Now we just apply the patch:

$ python patch.py Fire\ Emblem\ \(U\).jg1 0x01 0x29222 0x354b2 0x91df3

Which will create a new save state with the filename of the original plus the suffix .patched. All that's left is to replace the original save state in John GBA with our patched version and then we're ready to slay a dragon with ease.

The Result

Not so tough now, are we dragon?

Figure 9

And down it goes in one hit. How embarrassing:

Figure 10

Figure 11

Conclusion

So that's the most basic approach to hacking a video game save state. I hope you've found this guide entertaining and informative. I'd like to reemphasize that this only scratches the surface of the broad area that is reverse engineering.
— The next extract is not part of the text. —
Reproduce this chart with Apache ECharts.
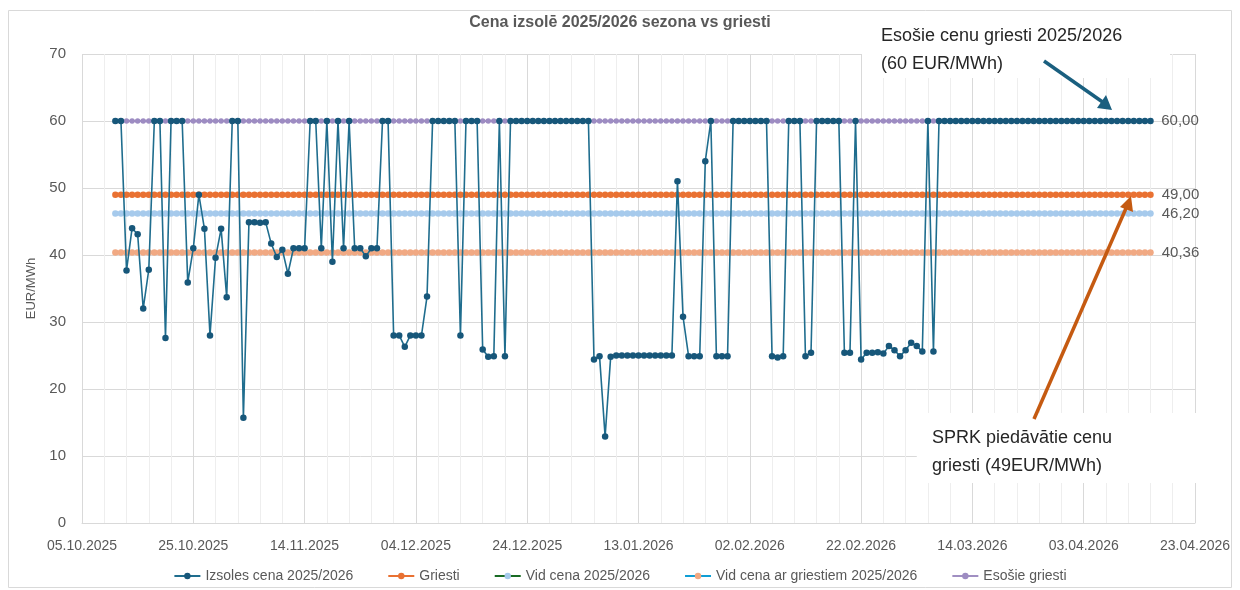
<!DOCTYPE html>
<html>
<head>
<meta charset="utf-8">
<title>Cena izsolē 2025/2026 sezona vs griesti</title>
<script src="https://cdn.jsdelivr.net/npm/echarts@6/dist/echarts.min.js"></script>
<style>
  html, body { margin: 0; padding: 0; background: #fff; }
  #chart { width: 1240px; height: 590px; }
</style>
</head>
<body>
<div id="chart"></div>
<script>
// ass sākums: 05.10.2025, dienas kopš tā datuma
const axisStart = Date.UTC(2025, 9, 5);
const axisDays = 200;
const tickStep = 20;
const firstDay = 6; // 11.10.2025

// Izsoles cena 2025/2026, EUR/MWh, katru dienu no 11.10.2025
const izsolesCena = [
  60, 60, 37.7, 44.0, 43.1, 32.0, 37.8, 60, 60, 27.6,
  60, 60, 60, 35.9, 41.0, 49.0, 43.9, 28.0, 39.6, 43.9,
  33.7, 60, 60, 15.7, 44.9, 44.9, 44.8, 44.9, 41.7, 39.7,
  40.8, 37.2, 41.0, 41.0, 41.0, 60, 60, 41.0, 60, 39.0,
  60, 41.0, 60, 41.0, 41.0, 39.8, 41.0, 41.0, 60, 60,
  28.0, 28.0, 26.3, 28.0, 28.0, 28.0, 33.8, 60, 60, 60,
  60, 60, 28.0, 60, 60, 60, 25.9, 24.8, 24.9, 60,
  24.9, 60, 60, 60, 60, 60, 60, 60, 60, 60,
  60, 60, 60, 60, 60, 60, 24.4, 24.9, 12.9, 24.8,
  25.0, 25.0, 25.0, 25.0, 25.0, 25.0, 25.0, 25.0, 25.0, 25.0,
  25.0, 51.0, 30.8, 24.9, 24.9, 24.9, 54.0, 60, 24.9, 24.9,
  24.9, 60, 60, 60, 60, 60, 60, 60, 24.9, 24.7,
  24.9, 60, 60, 60, 24.9, 25.4, 60, 60, 60, 60,
  60, 25.4, 25.4, 60, 24.4, 25.4, 25.4, 25.5, 25.3, 26.4,
  25.8, 24.9, 25.8, 26.9, 26.4, 25.6, 60, 25.6, 60, 60,
  60, 60, 60, 60, 60, 60, 60, 60, 60, 60,
  60, 60, 60, 60, 60, 60, 60, 60, 60, 60,
  60, 60, 60, 60, 60, 60, 60, 60, 60, 60,
  60, 60, 60, 60, 60, 60, 60
];

// pastāvīgie līmeņi
const griesti = 49.00;
const vidCena = 46.20;
const vidCenaArGriestiem = 40.36;
const esosieGriesti = 60.00;

const seriesNames = ['Izsoles cena 2025/2026', 'Griesti', 'Vid cena 2025/2026',
  'Vid cena ar griestiem 2025/2026', 'Esošie griesti'];
const yTicks = [0, 10, 20, 30, 40, 50, 60, 70];

function fmtDate(d) {
  const dt = new Date(axisStart + d * 86400000);
  const dd = String(dt.getUTCDate()).padStart(2, '0');
  const mm = String(dt.getUTCMonth() + 1).padStart(2, '0');
  return dd + '.' + mm + '.' + dt.getUTCFullYear();
}
const fmtNum = v => v.toFixed(2).replace('.', ',');

// pēdējam punktam rāda vērtību
function withLastLabel(points, show) {
  return points.map((p, i) => {
    if (show && i === points.length - 1) {
      return { value: p, label: { show: true, formatter: () => fmtNum(p[1]) } };
    }
    return p;
  });
}

const izsolesData = izsolesCena.map((v, i) => [firstDay + i, v]);
const flat = level => izsolesCena.map((v, i) => [firstDay + i, level]);

const labelStyle = { position: 'right', distance: 8, fontSize: 15, color: '#595959', fontFamily: 'Liberation Sans' };

const chart = echarts.init(document.getElementById('chart'));
chart.setOption({
  animation: false,
  textStyle: { fontFamily: 'Liberation Sans' },
  title: {
    text: 'Cena izsolē 2025/2026 sezona vs griesti',
    left: 'center',
    top: 10,
    textStyle: { fontSize: 16, fontWeight: 'bold', color: '#595959' }
  },
  legend: {
    bottom: 2,
    left: 'center',
    itemGap: 34,
    itemWidth: 26,
    itemHeight: 8,
    textStyle: { fontSize: 14, color: '#595959' },
    data: seriesNames
  },
  grid: { left: 82, right: 45, top: 54, bottom: 67 },
  xAxis: {
    type: 'value',
    min: 0,
    max: axisDays,
    interval: tickStep,
    axisLine: { show: true, lineStyle: { color: '#d9d9d9' } },
    axisTick: { show: false },
    axisLabel: { formatter: fmtDate, fontSize: 14, color: '#595959', margin: 16 },
    splitLine: { show: true, lineStyle: { color: '#d9d9d9' } },
    minorTick: { show: false, splitNumber: 5 },
    minorSplitLine: { show: true, lineStyle: { color: '#eeeeee' } }
  },
  yAxis: {
    type: 'value',
    min: yTicks[0],
    max: yTicks[yTicks.length - 1],
    interval: 10,
    name: 'EUR/MWh',
    nameLocation: 'middle',
    nameGap: 36,
    nameTextStyle: { fontSize: 13, color: '#595959' },
    axisLine: { show: false },
    axisTick: { show: false },
    axisLabel: { fontSize: 15, color: '#595959', margin: 16 },
    splitLine: { lineStyle: { color: '#d9d9d9' } }
  },
  series: [
    {
      name: seriesNames[0],
      type: 'line',
      z: 6,
      data: izsolesData,
      symbol: 'circle',
      symbolSize: 6.5,
      lineStyle: { color: '#1f6d8e', width: 1.6 },
      itemStyle: { color: '#17577a' },
      label: labelStyle
    },
    {
      name: seriesNames[1],
      type: 'line',
      z: 4,
      data: withLastLabel(flat(griesti), true),
      symbol: 'circle',
      symbolSize: 6.5,
      lineStyle: { color: '#e97132', width: 2 },
      itemStyle: { color: '#e97132' },
      label: labelStyle
    },
    {
      name: seriesNames[2],
      type: 'line',
      z: 3,
      data: withLastLabel(flat(vidCena), true),
      symbol: 'circle',
      symbolSize: 6.5,
      lineStyle: { color: '#196b24', width: 1.5 },
      itemStyle: { color: '#a6caec' },
      label: labelStyle
    },
    {
      name: seriesNames[3],
      type: 'line',
      z: 3,
      data: withLastLabel(flat(vidCenaArGriestiem), true),
      symbol: 'circle',
      symbolSize: 6.5,
      lineStyle: { color: '#0f9ed5', width: 1.5 },
      itemStyle: { color: '#f1a983' },
      label: labelStyle
    },
    {
      name: seriesNames[4],
      type: 'line',
      z: 2,
      data: withLastLabel(flat(esosieGriesti), true),
      symbol: 'circle',
      symbolSize: 5.5,
      lineStyle: { color: '#a08fc2', width: 2 },
      itemStyle: { color: '#9d8cc2' },
      label: labelStyle
    }
  ],
  graphic: [
    // rāmis ap diagrammu
    { type: 'rect', z: 0, silent: true, shape: { x: 8.5, y: 10.5, width: 1223, height: 577 },
      style: { fill: 'none', stroke: '#d9d9d9', lineWidth: 1 } },
    // teksta lodziņš augšā
    { type: 'rect', z: 10, silent: true, shape: { x: 862, y: 20, width: 308, height: 58 },
      style: { fill: '#fff' } },
    { type: 'text', z: 11, left: 881, top: 22,
      style: { text: 'Esošie cenu griesti 2025/2026\n(60 EUR/MWh)', fontSize: 18, lineHeight: 28,
        fill: '#262626', fontFamily: 'Liberation Sans' } },
    { type: 'line', z: 11, shape: { x1: 1044, y1: 61, x2: 1104, y2: 103 },
      style: { stroke: '#1a5f7f', lineWidth: 3.5 } },
    { type: 'polygon', z: 11, shape: { points: [[1112, 110], [1097, 108], [1106, 95]] },
      style: { fill: '#1a5f7f' } },
    // teksta lodziņš apakšā
    { type: 'rect', z: 10, silent: true, shape: { x: 917, y: 413, width: 280, height: 70 },
      style: { fill: '#fff' } },
    { type: 'text', z: 11, left: 932, top: 424,
      style: { text: 'SPRK piedāvātie cenu\ngriesti (49EUR/MWh)', fontSize: 18, lineHeight: 28,
        fill: '#262626', fontFamily: 'Liberation Sans' } },
    { type: 'line', z: 11, shape: { x1: 1034, y1: 419, x2: 1127, y2: 206 },
      style: { stroke: '#c55a11', lineWidth: 3.5 } },
    { type: 'polygon', z: 11, shape: { points: [[1131, 196], [1133, 212], [1120, 207]] },
      style: { fill: '#c55a11' } }
  ]
});
</script>
</body>
</html>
The beauty of differential analysis is we didn't have to know any low-level details about how the Game Boy Advance hardware behaves or the game's logic. This makes differential analysis one of the most transferable techniques. That said, it also has limited applicability. For example, if the game developers wanted to prevent tampering, even the most basic obfuscation (e.g. doubling every integer before storing it in memory) would thwart our analysis. There are also fun hacks that cannot be implemented via a one-time memory patch (e.g. giving your character invincibility). So if you find this topic interesting, I recommend checking out other tutorials floating around on the internet.

Thanks for reading and happy hacking.